For some people that may be enough to justify the $200 premium over the iPhone 12. Some may just want the best iPhone but probably cannot deal with the large size of the Max. But there’s no doubt that the iPhone 12 Pro isn’t a particularly good value proposition. It also doesn’t quite feel like a flagship the way the iPhone 11 Pro did, as the iPhone 12 Pro Max has a better camera system. Not sure how many people would want to spend $1,000 on an iPhone and not get the best camera system that Apple has to offer that year.
If there’s one aspect of the new iPhones that is of least interest to most people, us included, is 5G. Apple clearly thinks otherwise, dedicating most of its marketing and keynote time to this feature that most people can’t even use.
However, even though 5G will be available on all new iPhone models across the world, it seems the mmWave connectivity is being reserved only for phones in the US. This is likely why Apple was promoting Verizon’s network during the keynote, as Verizon has the widest mmWave network in the US and also offers 5G exclusively on the mmWave band.

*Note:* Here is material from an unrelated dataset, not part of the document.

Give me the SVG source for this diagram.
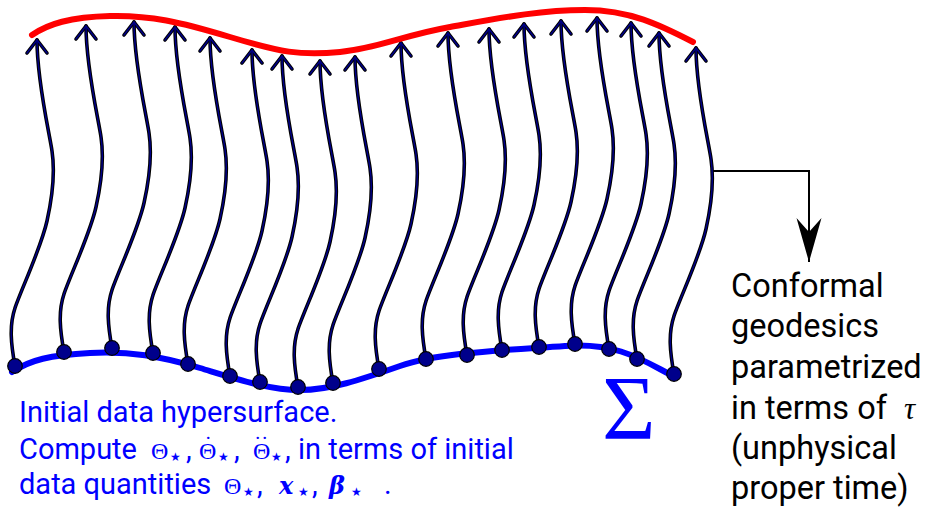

Also, contrary to other smartphones, there is no price difference between the Verizon and other carrier options for the mmWave versions. Android phones generally tend to cost more for the mmWave enabled Verizon version.

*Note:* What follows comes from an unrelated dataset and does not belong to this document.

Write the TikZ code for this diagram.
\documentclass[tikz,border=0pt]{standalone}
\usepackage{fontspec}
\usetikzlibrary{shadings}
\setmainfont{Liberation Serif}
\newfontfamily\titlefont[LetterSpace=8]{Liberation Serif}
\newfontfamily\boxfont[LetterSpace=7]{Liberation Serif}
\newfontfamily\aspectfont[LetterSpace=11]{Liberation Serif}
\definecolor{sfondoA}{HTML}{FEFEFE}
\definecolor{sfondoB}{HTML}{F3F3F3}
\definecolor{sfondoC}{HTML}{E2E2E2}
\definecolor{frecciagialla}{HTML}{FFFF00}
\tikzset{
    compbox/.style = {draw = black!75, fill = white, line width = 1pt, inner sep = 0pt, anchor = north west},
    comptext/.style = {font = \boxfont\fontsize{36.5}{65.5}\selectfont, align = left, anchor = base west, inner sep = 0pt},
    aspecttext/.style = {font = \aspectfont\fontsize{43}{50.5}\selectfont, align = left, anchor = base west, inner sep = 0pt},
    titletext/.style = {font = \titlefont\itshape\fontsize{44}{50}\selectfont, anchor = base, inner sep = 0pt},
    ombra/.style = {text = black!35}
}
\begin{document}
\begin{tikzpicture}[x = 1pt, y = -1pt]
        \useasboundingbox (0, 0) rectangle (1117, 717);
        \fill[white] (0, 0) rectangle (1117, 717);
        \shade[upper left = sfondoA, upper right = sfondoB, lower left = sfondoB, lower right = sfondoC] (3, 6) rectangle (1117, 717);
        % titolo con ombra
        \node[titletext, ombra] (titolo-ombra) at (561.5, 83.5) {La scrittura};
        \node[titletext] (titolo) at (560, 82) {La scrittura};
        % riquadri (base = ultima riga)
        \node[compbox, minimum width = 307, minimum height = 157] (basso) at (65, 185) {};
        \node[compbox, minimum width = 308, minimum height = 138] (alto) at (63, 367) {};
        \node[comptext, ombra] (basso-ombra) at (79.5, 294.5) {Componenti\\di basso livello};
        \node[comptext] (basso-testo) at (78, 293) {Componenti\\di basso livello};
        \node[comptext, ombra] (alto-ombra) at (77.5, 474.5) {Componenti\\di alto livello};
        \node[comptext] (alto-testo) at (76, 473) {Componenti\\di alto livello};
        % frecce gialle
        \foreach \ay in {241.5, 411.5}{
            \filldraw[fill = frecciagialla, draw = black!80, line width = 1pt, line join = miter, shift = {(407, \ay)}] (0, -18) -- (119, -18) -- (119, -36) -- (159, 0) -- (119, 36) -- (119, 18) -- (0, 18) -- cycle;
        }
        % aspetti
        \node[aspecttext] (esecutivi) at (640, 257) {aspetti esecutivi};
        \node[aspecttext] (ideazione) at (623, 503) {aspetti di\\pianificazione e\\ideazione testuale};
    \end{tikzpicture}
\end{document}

While widespread 5G adoption will likely be a thing someday, consistent and reliable mmWave connectivity is only a pipedream for now. Even the more vanilla flavors of 5G aren’t yet launched in most countries around the world and they aren’t even significantly faster than LTE.
This means, at this point and also for the foreseeable future, there is no real reason for consumers to invest in 5G devices if their existing devices work fine. While Apple has done better than others, making sure their 5G models don’t cost any more than the 4G models and also updating the entire software stack to take advantage of the faster speeds, including when not to use them, it’s still a largely useless feature until carrier adoption increases greatly.